Charles Gordon-Lennox, aka the 11th Duke of Richmond and creator of the Goodwood Festival of Speed, had originally invited Rainey to make his Goodwood debut at the 2020 event, which would have marked thirty years since the American’s first 500cc world title. The reunification didn’t happen in 2020, nor in 2021, but this year, the idea finally came to fruition.
Once he was confirmed for the 2022 Festival, Rainey got Yamaha Motor Racing’s Managing Director, Lin Jarvis, involved, in turn leading to the 1992 championship-winning YZR 500 being pulled from Yamaha’s museum in Japan and recommissioned for riding.
As Rainey has been paralysed from the waist down since a crash at Misano in 1993, numerous modifications had to be made to the YZR 500 to enable it to be ridden. These were undertaken by Yamaha technicians in Japan and included adding a padded section between the tank and the seat, and fitting bicycle-style clip-on pedals to fasten Rainey’s feet.
To change gears without a pedal, the engine killswitch was reconfigured as an upshifter, with downshifting done by pulling the clutch lever.
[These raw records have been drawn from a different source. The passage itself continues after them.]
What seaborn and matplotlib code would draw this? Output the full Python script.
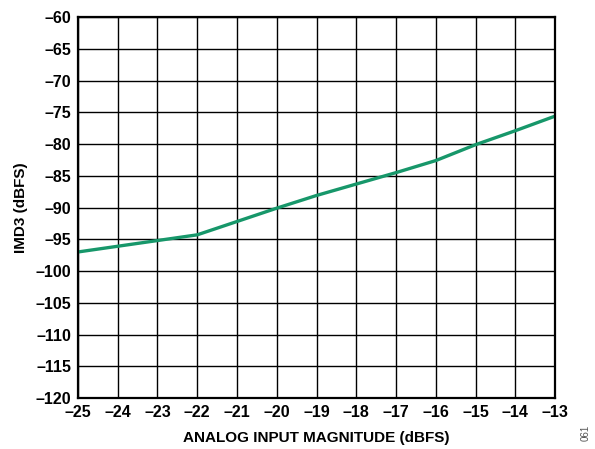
import matplotlib
matplotlib.use('Agg')
import matplotlib.pyplot as plt
import seaborn as sns
import pandas as pd

# values
input_dbfs = [-25, -24, -23, -22, -21, -20, -19, -18, -17, -16, -15, -14, -13]
imd3_dbfs = [-97.0, -96.1, -95.2, -94.3, -92.2, -90.1, -88.1, -86.3, -84.5, -82.6, -80.1, -77.9, -75.6]
x_ticks = list(range(-25, -12))
y_ticks = list(range(-120, -55, 5))

df = pd.DataFrame({'x': input_dbfs, 'y': imd3_dbfs})

sns.set_theme(style='white')
plt.rcParams['font.family'] = ['Liberation Sans', 'DejaVu Sans']
plt.rcParams['text.color'] = 'black'
plt.rcParams['axes.labelcolor'] = 'black'
plt.rcParams['xtick.color'] = 'black'
plt.rcParams['ytick.color'] = 'black'

fig = plt.figure(figsize=(5.95, 4.49), dpi=100)
ax = fig.add_axes([0.131, 0.1136, 0.802, 0.8484])

sns.lineplot(data=df, x='x', y='y', ax=ax, color='#17976a', linewidth=2.4)

ax.set_xlim(-25, -13)
ax.set_ylim(-120, -60)
ax.set_xticks(x_ticks)
ax.set_yticks(y_ticks)
ax.set_xticklabels([f'\u2013{abs(v)}' for v in x_ticks])
ax.set_yticklabels([f'\u2013{abs(v)}' for v in y_ticks])
ax.grid(True, color='black', linewidth=1.0)
ax.set_axisbelow(True)
for s in ax.spines.values():
    s.set_color('black')
    s.set_linewidth(1.6)
ax.tick_params(axis='both', length=0, pad=5, labelsize=11.5, colors='black')
for lbl in ax.get_xticklabels() + ax.get_yticklabels():
    lbl.set_fontweight('bold')

ax.set_xlabel('ANALOG INPUT MAGNITUDE (dBFS)', fontsize=11, fontweight='bold', labelpad=8, color='black')
ax.set_ylabel('IMD3 (dBFS)', fontsize=11, fontweight='bold', labelpad=5, color='black')

fig.text(0.992, 0.035, '061', rotation=90, fontsize=7, color='#555555', ha='right', va='center')

fig.savefig('out.png', dpi=100)
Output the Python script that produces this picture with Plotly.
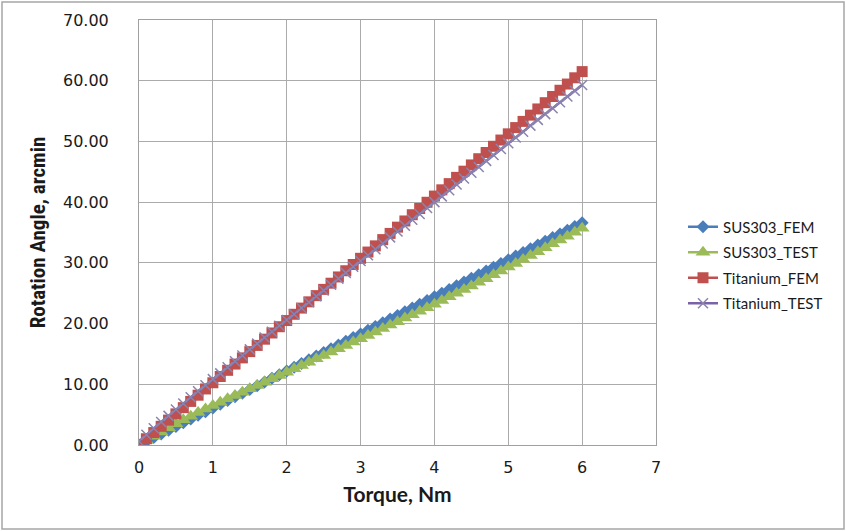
import plotly.graph_objects as go

torque = [0.0, 0.1, 0.2, 0.3, 0.4, 0.5, 0.6, 0.7, 0.8, 0.9,
          1.0, 1.1, 1.2, 1.3, 1.4, 1.5, 1.6, 1.7, 1.8, 1.9,
          2.0, 2.1, 2.2, 2.3, 2.4, 2.5, 2.6, 2.7, 2.8, 2.9,
          3.0, 3.1, 3.2, 3.3, 3.4, 3.5, 3.6, 3.7, 3.8, 3.9,
          4.0, 4.1, 4.2, 4.3, 4.4, 4.5, 4.6, 4.7, 4.8, 4.9,
          5.0, 5.1, 5.2, 5.3, 5.4, 5.5, 5.6, 5.7, 5.8, 5.9, 6.0]

sus303_fem = [0.00, 0.61, 1.22, 1.83, 2.44, 3.05, 3.66, 4.27, 4.88, 5.49,
              6.10, 6.71, 7.32, 7.93, 8.54, 9.15, 9.76, 10.37, 10.98, 11.59,
              12.20, 12.81, 13.42, 14.03, 14.64, 15.25, 15.86, 16.47, 17.08, 17.69,
              18.30, 18.91, 19.52, 20.13, 20.74, 21.35, 21.96, 22.57, 23.18, 23.79,
              24.40, 25.01, 25.62, 26.23, 26.84, 27.45, 28.06, 28.67, 29.28, 29.89,
              30.50, 31.11, 31.72, 32.33, 32.94, 33.55, 34.16, 34.77, 35.38, 35.99, 36.60]

sus303_test = [0.00, 0.75, 1.45, 2.15, 2.85, 3.50, 4.15, 4.75, 5.35, 5.95,
               6.50, 7.05, 7.60, 8.15, 8.70, 9.25, 9.80, 10.35, 10.90, 11.45,
               12.00, 12.55, 13.10, 13.65, 14.20, 14.75, 15.30, 15.85, 16.40, 16.95,
               17.50, 18.05, 18.60, 19.20, 19.75, 20.30, 20.90, 21.45, 22.05, 22.60,
               23.20, 23.80, 24.40, 25.00, 25.60, 26.20, 26.80, 27.40, 28.05, 28.65,
               29.30, 29.90, 30.55, 31.20, 31.85, 32.50, 33.15, 33.75, 34.40, 35.05, 35.70]

titanium_fem = [0.00, 1.03, 2.05, 3.08, 4.10, 5.13, 6.15, 7.18, 8.20, 9.23,
                10.25, 11.28, 12.30, 13.33, 14.35, 15.38, 16.40, 17.43, 18.45, 19.48,
                20.50, 21.53, 22.55, 23.58, 24.60, 25.63, 26.65, 27.68, 28.70, 29.73,
                30.75, 31.78, 32.80, 33.83, 34.85, 35.88, 36.90, 37.93, 38.95, 39.98,
                41.00, 42.03, 43.05, 44.08, 45.10, 46.13, 47.15, 48.18, 49.20, 50.23,
                51.25, 52.28, 53.30, 54.33, 55.35, 56.38, 57.40, 58.43, 59.45, 60.48, 61.50]

titanium_test = [0.60, 1.70, 2.75, 3.80, 4.80, 5.85, 6.85, 7.85, 8.85, 9.85,
                 10.85, 11.80, 12.80, 13.80, 14.75, 15.75, 16.70, 17.70, 18.65, 19.65,
                 20.60, 21.55, 22.55, 23.50, 24.50, 25.45, 26.40, 27.40, 28.35, 29.35,
                 30.30, 31.25, 32.25, 33.20, 34.20, 35.15, 36.10, 37.10, 38.05, 39.05,
                 40.00, 40.95, 41.95, 42.90, 43.90, 44.85, 45.80, 46.80, 47.75, 48.75,
                 49.70, 50.65, 51.60, 52.60, 53.55, 54.50, 55.45, 56.45, 57.40, 58.35, 59.30]

x_ticks = [0, 1, 2, 3, 4, 5, 6, 7]
y_ticks = [0, 10, 20, 30, 40, 50, 60, 70]

W, H = 846, 531
L, R, T, B = 139, 190, 20, 86
pw, ph = W - L - R, H - T - B

fig = go.Figure()
fig.add_trace(go.Scatter(x=torque, y=sus303_fem, name="SUS303_FEM", mode="lines+markers",
                         legendgroup="a",
                         line=dict(color="#4A7EBB", width=2.5),
                         marker=dict(symbol="diamond", size=10, color="#4A7EBB")))
fig.add_trace(go.Scatter(x=torque, y=sus303_test, name="SUS303_TEST", mode="lines+markers",
                         legendgroup="b",
                         line=dict(color="#9BBB59", width=2.5),
                         marker=dict(symbol="triangle-up", size=13, color="#9BBB59")))
fig.add_trace(go.Scatter(x=torque, y=titanium_fem, name="Titanium_FEM", mode="lines+markers",
                         legendgroup="c",
                         line=dict(color="#C0504D", width=2.5),
                         marker=dict(symbol="square", size=11, color="#C0504D")))
fig.add_trace(go.Scatter(x=torque, y=titanium_test, name="Titanium_TEST", mode="lines+markers",
                         legendgroup="d",
                         line=dict(color="#7B62A8", width=2.5),
                         marker=dict(symbol="x-thin", size=10, color="#8A84AE",
                                     line=dict(color="#8A84AE", width=1.5))))

# outer chart frame
fig.add_shape(type="rect", xref="paper", yref="paper",
              x0=(2 - L) / pw, x1=(W - 2 - L) / pw,
              y0=(T + ph - (H - 2)) / ph, y1=(T + ph - 2) / ph,
              line=dict(color="#A6A6A6", width=1.5), layer="below")

fig.update_layout(
    width=W, height=H,
    margin=dict(l=L, r=R, t=T, b=B),
    paper_bgcolor="white", plot_bgcolor="white",
    showlegend=True,
    legend=dict(x=(683 - L) / pw, y=(T + ph - 265) / ph, xanchor="left", yanchor="middle",
                font=dict(family="Lato, Open Sans, sans-serif", size=15, color="#1a1a1a"),
                bgcolor="rgba(0,0,0,0)", itemwidth=30, tracegroupgap=3,
                traceorder="grouped"),
    xaxis=dict(range=[0, 7], tickvals=x_ticks, ticktext=[str(v) for v in x_ticks],
               showgrid=True, gridcolor="#ABABAB", gridwidth=1,
               showline=True, linecolor="#A0A0A0", linewidth=1, mirror=True,
               zeroline=False, ticks="", ticklabelstandoff=8,
               tickfont=dict(family="DejaVu Sans", size=16, color="#1a1a1a"),
               title=dict(text="<b>Torque, Nm</b>", standoff=11,
                          font=dict(family="Lato, Open Sans, sans-serif", size=21, color="#1a1a1a"))),
    yaxis=dict(range=[0, 70], tickvals=y_ticks, ticktext=["%.2f" % v for v in y_ticks],
               showgrid=True, gridcolor="#ABABAB", gridwidth=1,
               showline=True, linecolor="#A0A0A0", linewidth=1, mirror=True,
               zeroline=False, ticks="", ticklabelstandoff=26,
               tickfont=dict(family="DejaVu Sans", size=16, color="#1a1a1a"),
               title=dict(text="<b>Rotation Angle, arcmin</b>", standoff=11,
                          font=dict(family="Roboto Condensed, Lato, sans-serif", size=21, color="#1a1a1a"))),
)

fig.write_html("out.html", config={"displayModeBar": False},
               post_script="document.body.style.margin='0px';")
Rainey conceded this took a little getting used to, as his most recent experience of riding a converted motorcycle was on a Yamaha R1 at Suzuka in 2019. The R1 road bike was relatively easy to ride, thanks to all its existing electronics, but the low-tech, 500cc two-stroke YZR 500 was more of a challenge.
Balancing on the bike was difficult, as was getting the acceleration right from launch, but Rainey soon found his groove, and even after several runs up the hillclimb course over the Festival’s three days, said he wished he could ride it for longer.
“To be honest, it felt like an old friend,” Rainey explained. “It was always a challenge to race the bike at that level, fighting for race wins and championships, but being here 30 years later, being able to get on the bike and ride it up the hill in a nice, easy gentle setting is fantastic. The bike was there for me back then and it’s there for me today, so I’m thrilled.”
Joining Rainey at the Goodwood Festival of Speed was Kenny Roberts (who led Marlboro Yamaha Team Roberts that Rainey raced for) and former racing rivals Kevin Schwantz and Mick Doohan. Together, all four racing legends and former 500cc World Champions rode the hillclimb course to the cheers of the crowd. Dani Pedrosa joined the quartet for one of the runs, too.
“I’m glad the fans haven’t forgotten – that [1992 championship] was a long time ago!” Rainey laughed.
“When I put my helmet on and they started the bike, I was like ‘it’s on’. Being able to ride up the hill and through the corners, looking down and seeing that I was on my Grand Prix bike again after all those years felt like I was in a completely different world, and to do it alongside those guys - Kenny, Kevin and Mick - I could not have asked for more than sharing this experience with them.
“A huge thank you to the Duke of Richmond for having me and to Yamaha for taking the bike out of the museum and adapting it for me to ride.”